Let’s go into the finer details of this announcement and its impact on the borrowers and depositors.

What are repo-linked loans?

From October 1, 2019, all banks had to mandatorily link their floating-rate retail loans to an external benchmark – RBI’s repo rate, three/six-month treasury bill yields or any other benchmark prescribed by Financial Benchmark India Private Ltd (FBIL). Most banks had chosen the repo rate as their benchmark. For such retail borrowers, the effective interest rate is the repo rate plus a spread specified by the bank, which includes operating cost and credit risk premium.

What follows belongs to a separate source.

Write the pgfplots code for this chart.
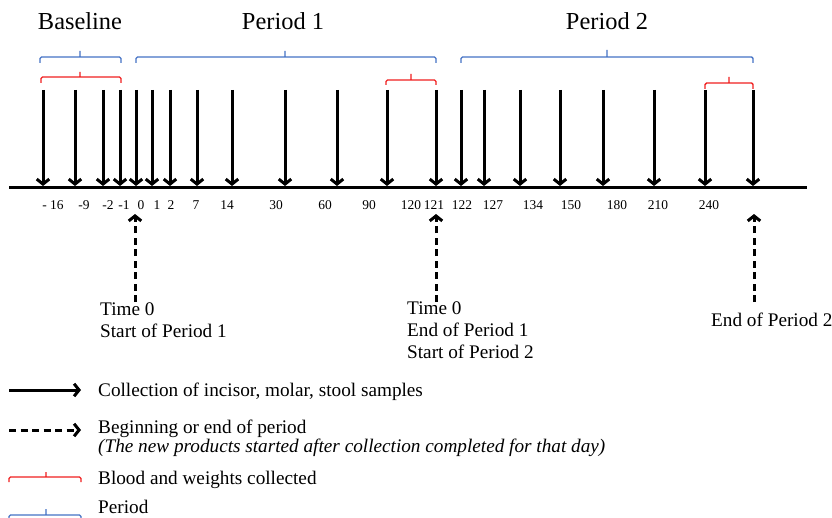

While the repo rate is at the RBI’s discretion, banks change the credit risk premium as and when the borrower’s credit profile changes during the loan’s tenure. Other components, including operating cost, can be altered once in three years, as per the central bank’s circular mandating an external benchmark.

Will the repo rate hike affect all categories of loans?

Yes, the implication of the repo rate hike would be felt across all categories of loans, both secured and unsecured.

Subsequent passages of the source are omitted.